VOIX DU DOCTEUR — zzzzzzzenforme?zzzzzzzzzzzzzzzheureux?zzzménage?zzzzzzz
VOIX DE MAX — mmmmmmphysiquemmmmmchimiemmmmmtapédansl'œilmmm
— zzzzzzzqu'elleteplairaitzzzzzzzzzzbonnumérozzzzzzz
— mmmlaborieuxmmmnnnmmmrésistancemmmmmm
— zzzzzzzkleptomaniezzzzzvvzzzzgentillezzzzzzz
— mmmmféedulogismmnnnmmmdurdedurermmmm
— vvvvvzzcrisezzzzzrêvezzzzvvvfffftransformationvvvvvvbonichezzzzz
— mmmmtomberenceintemmmmplusexpédientmmmmmm
— zzzzzzztranquillezzzzzzrachetézzzzzzzmêmetoitzzzzzzz
—mmmnycroyaispasmmnnnmmmmsommeénormemmmmmmm
— zzzzzzzpartszzzzzzzactionszzzzzzzoccasionuniquezzzzzzzpaspurésisterzzzzzzz
— mmmmmmmmterendsjusticemmmmmmmm
— zzzzzzsifierdetoizzzzzzzzzzzzzzjoiedetamèrezzzzzzz
— mmmmmretourmmmmnnmmmmâgederaisonmmmmmmmm
— zzzzzzzzzzzzanxieuse?zzzzzzzzzzzzautressymptômes?zzz
— mmmmmaumoinsellesortmmmmmcétaitpassiBIIIIIIIIîîîîîîîîîîîîîîîîîîîîîîîîîiiiiiiiiiiiiiiiiiiiiiiiiiiiiiiiip.

Elle est heurtée par le ton de Maxime, qu'elle reconnaît du fond de sa poche, mais pensait réservé à des questions professionnelles impliquant des fâcheux.
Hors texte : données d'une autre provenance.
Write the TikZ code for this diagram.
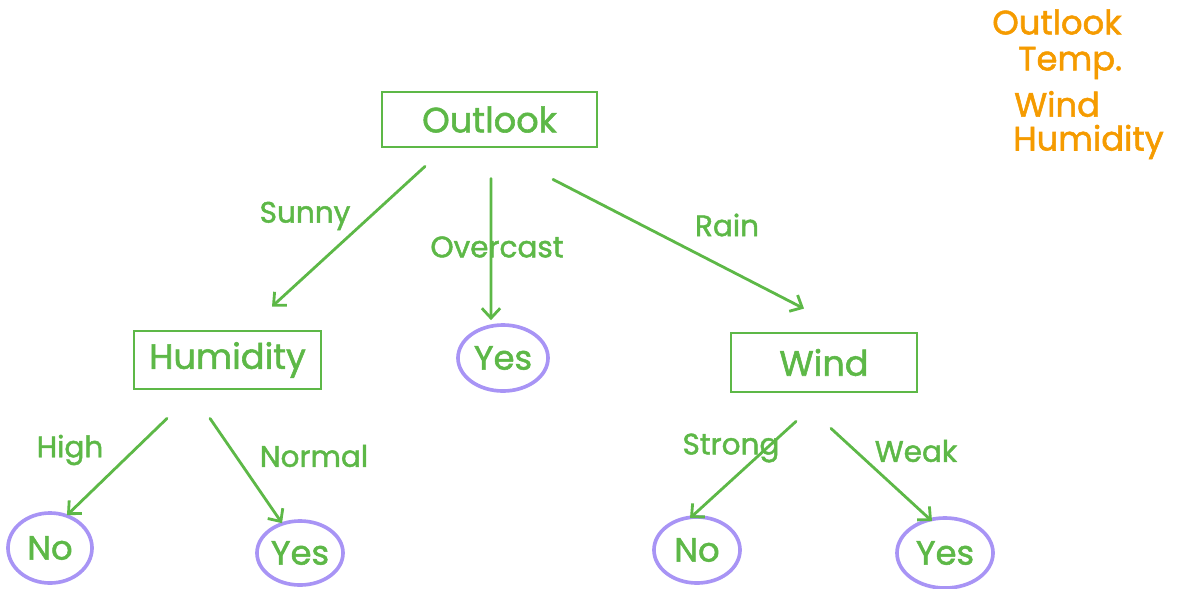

Il parle d'elle avec nonchalance et froideur, comme d'une patiente ou d’une conquête quelconque. Fanfaronne-t-il pour en imposer à son père ? Condescendance des hommes entre eux ; ils ont de ces puérilités. La répulsion excitante suscitée par ce viol de leur intimité se concentre sur une ou deux expressions. Elle récoute.

« ... Racheté ... » : s'il parlait bien de l’appartement, acquis en sous-main dans des circonstances cauchemardesques, pourquoi le Docteur a-t-il dit « racheté » plutôt qu'« acheté » ? Voulait-il seulement dire « racheté à quelqu’un » ? Mais il a dit aussi : « ... (certain ? savais ?) qu'elle te plairait ... » Comment pouvait-il l'être ? Il n'est passé que quelques jours entre consultation du père et rencontre amoureuse du fils. Si le docteur, au prix d'une légère entorse à la déontologie, lui avait parlé d'elle, alors Maxime devait connaître son adresse avant de faire sa connaissance – par le plus heureux des hasards.

Mais qu'importe la chronologie. Qu'il soit ou non le fruit d’une coïncidence comique, comme elle le croyait jusqu’ici, leur regroupement familial élargi ne l'a pas gênée, finalement. Rien de plus courant dans le monde, ni de plus inoffensif, que la proximité d'un couple adulte avec ses (beaux) parents. Il s’y passe des choses, pense-t-elle, autrement graves. Et elle se représente Eugène inconscient, démoli, sur qui se déversent les pommes comme autant de coups de poing.

Sa clé tourne dans la serrure deux fois, Max n'est donc pas rentré. Elle ne peut s'empêcher de parcourir des yeux le seuil, comme elle l'a fait à chaque retour depuis sa crise, à la recherche d'un mot réconfortant sur un post-it. De cette correspondance intime, elle n'a plus parlé à personne depuis le premier mot, celui auquel elle tient le plus. Elle touche, au bout de son collier, le petit tube de métal où elle le préserve enroulé. Elle ne se fait pas à l'idée que son auteur n'est plus.